Determined to change this situation, Sandar Min has pushed for reform—and been rewarded for her efforts with further stints in prison.
In 1996, she was detained for a month after she was accused of involvement in a terrorist attack. A decade later, she was sentenced to 65 years imprisonment for taking part in the 2007 Buddhist monk-led Saffron Revolution, but was released in January of this year as part of an amnesty for political prisoners.
Now free again and serving as an elected MP for Zabu Thiri Township in Mandalay Division (occupying the same seat that former general Thein Sein vacated when he was named president last year), Sandar Min says she is happy to have this chance to acquire more of the knowledge she will need to help govern Burma effectively.

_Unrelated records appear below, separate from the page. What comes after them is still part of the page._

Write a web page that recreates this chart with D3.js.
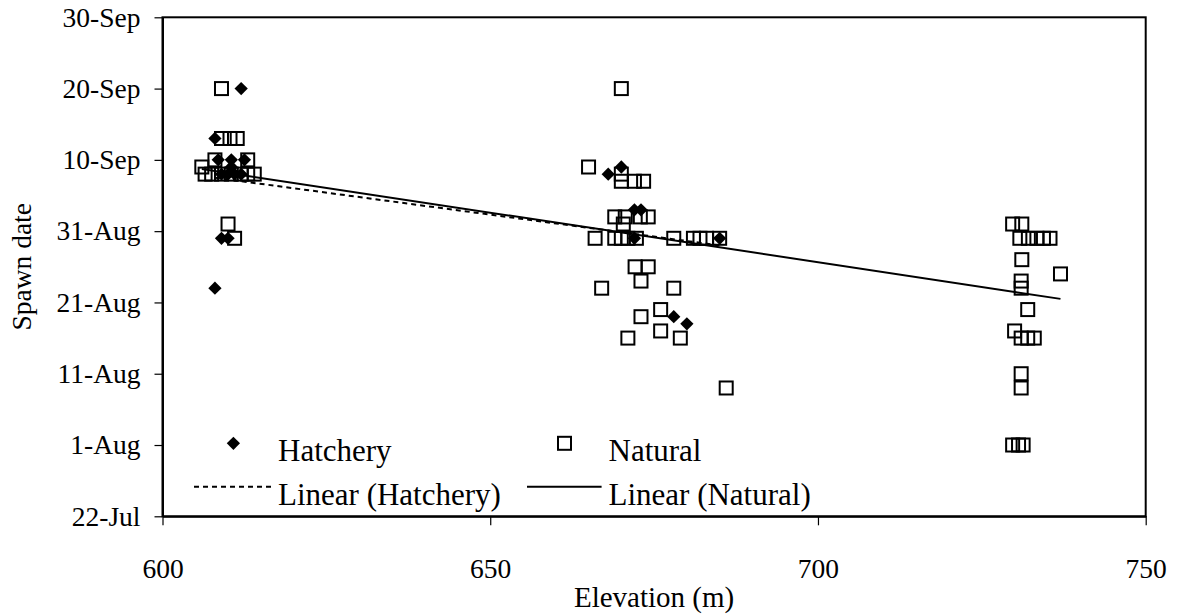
<!DOCTYPE html>
<html>
<head>
<meta charset="utf-8">
<script src="https://cdn.jsdelivr.net/npm/d3@7"></script>
<style>
  html, body { margin: 0; padding: 0; background: #fff; }
  svg { display: block; font-family: "Liberation Serif", "Times New Roman", serif; }
</style>
</head>
<body>
<svg id="chart" width="1178" height="615"></svg>
<script>
// Spawn dates by site elevation, hatchery vs natural-origin fish
const hatcheryElevation = [612, 608, 608.5, 610.5, 612.5, 609, 610, 611, 612, 610.5, 609, 610, 608,
                           668, 670, 672, 673, 672, 685, 678, 680];
const hatcheryDate = ["20-Sep", "13-Sep", "10-Sep", "10-Sep", "10-Sep", "8-Sep", "8-Sep", "8-Sep", "8-Sep", "9-Sep", "30-Aug", "30-Aug", "23-Aug",
                      "8-Sep", "9-Sep", "3-Sep", "3-Sep", "30-Aug", "30-Aug", "19-Aug", "18-Aug"];

const naturalElevation = [609, 609, 610.3, 611.4, 608, 613, 606, 606.5, 607.5, 609, 610.5, 612, 613, 614, 610, 611,
                          670, 665, 670, 670, 672, 673.4, 669, 670.6, 672.9, 674.1, 670.3,
                          666, 669, 670, 671, 672.3, 678, 681, 682, 683, 685,
                          672.1, 674.1, 673, 667, 678, 676, 673, 676, 671, 679, 686,
                          729.7, 731.1, 730.8, 732.1, 733.4, 734.4, 735.4, 731.1, 737, 731, 731, 732, 730,
                          731, 732, 733, 731, 731, 729.7, 730.6, 731.3];
const naturalDate = ["20-Sep", "13-Sep", "13-Sep", "13-Sep", "10-Sep", "10-Sep", "9-Sep", "8-Sep", "8-Sep", "8-Sep", "8-Sep", "8-Sep", "8-Sep", "8-Sep", "1-Sep", "30-Aug",
                     "20-Sep", "9-Sep", "8-Sep", "7-Sep", "7-Sep", "7-Sep", "2-Sep", "2-Sep", "2-Sep", "2-Sep", "1-Sep",
                     "30-Aug", "30-Aug", "30-Aug", "30-Aug", "30-Aug", "30-Aug", "30-Aug", "30-Aug", "30-Aug", "30-Aug",
                     "26-Aug", "26-Aug", "24-Aug", "23-Aug", "23-Aug", "20-Aug", "19-Aug", "17-Aug", "16-Aug", "16-Aug", "9-Aug",
                     "1-Sep", "1-Sep", "30-Aug", "30-Aug", "30-Aug", "30-Aug", "30-Aug", "27-Aug", "25-Aug", "24-Aug", "23-Aug", "20-Aug", "17-Aug",
                     "16-Aug", "16-Aug", "16-Aug", "11-Aug", "9-Aug", "1-Aug", "1-Aug", "1-Aug"];

// Linear trend lines: [elevation, date] at each end of the fitted range
const hatcheryTrend = [[608, "7-Sep 12:00"], [685, "29-Aug 00:00"]];
const naturalTrend = [[606, "8-Sep 17:00"], [737, "21-Aug 12:00"]];

const dateTicks = ["22-Jul", "1-Aug", "11-Aug", "21-Aug", "31-Aug", "10-Sep", "20-Sep", "30-Sep"];
const elevationTicks = [600, 650, 700, 750];

const parseDay = d3.timeParse("%d-%b");
const parseDayTime = d3.timeParse("%d-%b %H:%M");
const fmtDay = d3.timeFormat("%-d-%b");

const svg = d3.select("#chart");
const plotLeft = 162.5, plotRight = 1145.7, plotTop = 17.3, plotBottom = 516.3;

const x = d3.scaleLinear().domain([600, 750]).range([plotLeft, plotRight]);
const y = d3.scaleTime().domain([parseDay("22-Jul"), parseDay("30-Sep")]).range([plotBottom, plotTop]);

const fontTick = 27.5, fontTitle = 28, fontLegend = 31;

// Plot frame
svg.append("rect")
  .attr("x", plotLeft).attr("y", plotTop)
  .attr("width", plotRight - plotLeft).attr("height", plotBottom - plotTop)
  .attr("fill", "none").attr("stroke", "#000").attr("stroke-width", 2);

// Y axis
const yAxis = svg.append("g")
  .attr("transform", `translate(${plotLeft},0)`)
  .call(d3.axisLeft(y).tickValues(dateTicks.map(parseDay)).tickFormat(fmtDay)
        .tickSize(8).tickSizeOuter(0).tickPadding(14));
yAxis.select(".domain").attr("stroke-width", 2);
yAxis.selectAll(".tick line").attr("stroke-width", 1.2);
yAxis.selectAll("text").attr("font-size", fontTick).attr("fill", "#000");
yAxis.attr("font-family", null);

// X axis
const xAxis = svg.append("g")
  .attr("transform", `translate(0,${plotBottom})`)
  .call(d3.axisBottom(x).tickValues(elevationTicks).tickFormat(d3.format("d"))
        .tickSize(9).tickSizeOuter(0).tickPadding(33));
xAxis.select(".domain").attr("stroke-width", 2);
xAxis.selectAll(".tick line").attr("stroke-width", 1.2);
xAxis.selectAll("text").attr("font-size", fontTick).attr("fill", "#000");
xAxis.attr("font-family", null);

// Axis titles
svg.append("text")
  .attr("x", (plotLeft + plotRight) / 2).attr("y", 607)
  .attr("text-anchor", "middle").attr("font-size", fontTitle + 1)
  .text("Elevation (m)");
svg.append("text")
  .attr("transform", `translate(31,${(plotTop + plotBottom) / 2}) rotate(-90)`)
  .attr("text-anchor", "middle").attr("font-size", fontTitle - 0.5)
  .text("Spawn date");

// Markers
const diamond = d3.symbol().type(d3.symbolDiamond2).size(112);
const hatchery = hatcheryElevation.map((e, i) => ({ e, d: parseDay(hatcheryDate[i]) }));
const natural = naturalElevation.map((e, i) => ({ e, d: parseDay(naturalDate[i]) }));

svg.append("g").selectAll("path").data(hatchery).join("path")
  .attr("d", diamond)
  .attr("transform", p => `translate(${x(p.e)},${y(p.d)})`)
  .attr("fill", "#000");

const sq = 13;
svg.append("g").selectAll("rect").data(natural).join("rect")
  .attr("x", p => x(p.e) - sq / 2).attr("y", p => y(p.d) - sq / 2)
  .attr("width", sq).attr("height", sq)
  .attr("fill", "none").attr("stroke", "#000").attr("stroke-width", 2);

// Trend lines
const line = d3.line().x(p => x(p[0])).y(p => y(parseDayTime(p[1])));
svg.append("path").attr("d", line(hatcheryTrend))
  .attr("fill", "none").attr("stroke", "#000").attr("stroke-width", 2).attr("stroke-dasharray", "5,4");
svg.append("path").attr("d", line(naturalTrend))
  .attr("fill", "none").attr("stroke", "#000").attr("stroke-width", 2);

// Legend
const lg = svg.append("g").attr("font-size", fontLegend);
lg.append("path").attr("d", diamond).attr("transform", "translate(233.4,443.3)").attr("fill", "#000");
lg.append("text").attr("x", 278).attr("y", 461).text("Hatchery");
lg.append("rect").attr("x", 564.5 - sq / 2).attr("y", 443.3 - sq / 2).attr("width", sq).attr("height", sq)
  .attr("fill", "none").attr("stroke", "#000").attr("stroke-width", 2);
lg.append("text").attr("x", 608.5).attr("y", 461).text("Natural");
lg.append("line").attr("x1", 194).attr("x2", 272).attr("y1", 486.7).attr("y2", 486.7)
  .attr("stroke", "#000").attr("stroke-width", 2).attr("stroke-dasharray", "5,4");
lg.append("text").attr("x", 278).attr("y", 505).text("Linear (Hatchery)");
lg.append("line").attr("x1", 527).attr("x2", 601.6).attr("y1", 486.7).attr("y2", 486.7)
  .attr("stroke", "#000").attr("stroke-width", 2);
lg.append("text").attr("x", 608.5).attr("y", 505).text("Linear (Natural)");
</script>
</body>
</html>
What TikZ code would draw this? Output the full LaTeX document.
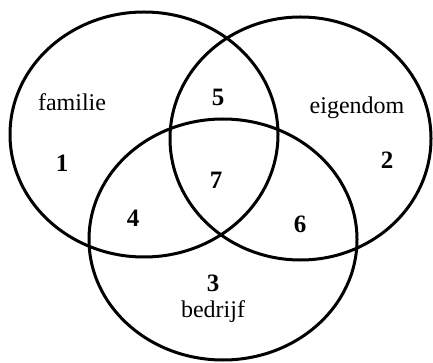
\documentclass[tikz,border=0pt]{standalone}
\usepackage{fontspec}
\setmainfont{Liberation Serif}
\begin{document}
\begin{tikzpicture}[x=1pt,y=-1pt,
  ring/.style={draw=black,line width=3pt},
  word/.style={font=\fontsize{24}{26}\selectfont,inner sep=0pt},
  num/.style={font=\fontsize{25}{26}\selectfont\bfseries,inner sep=0pt}]
\useasboundingbox (0,0) rectangle (433,363);
\path[ring] (144,134.5) ellipse [x radius=134, y radius=122.5];
\path[ring] (300.5,138.5) ellipse [x radius=130.5, y radius=121.5];
\path[ring] (223,239.5) ellipse [x radius=134, y radius=120.5];
\node[word] (familie) at (72,102) {familie};
\node[word] (eigendom) at (357,108) {eigendom};
\node[word] (bedrijf) at (213,312) {bedrijf};
\node[num] (n1) at (62,163) {1};
\node[num] (n2) at (387,160) {2};
\node[num] (n3) at (213,283) {3};
\node[num] (n4) at (133,218) {4};
\node[num] (n5) at (218,97) {5};
\node[num] (n6) at (300,224) {6};
\node[num] (n7) at (216,180) {7};
\end{tikzpicture}
\end{document}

Following the workshop, which was organized by the Australian Labor International, the four NLD representatives traveled to Canberra to take part in a seminar at Australian National University, where she and fellow NLD MP Zayar Thaw talked about their political experiences and the current political situation in Burma, and Labor Party MP Janelle Saffin spoke about Australia’s relationship and aid to Burma.
“We have started to see some positive change and I have so much hope that we will be able to discuss in Parliament ways to develop Burma so that we can move forward to become a fully democratic country,” said Sandar Min.
“We do not want to see our new generation continue to suffer like us,” she added.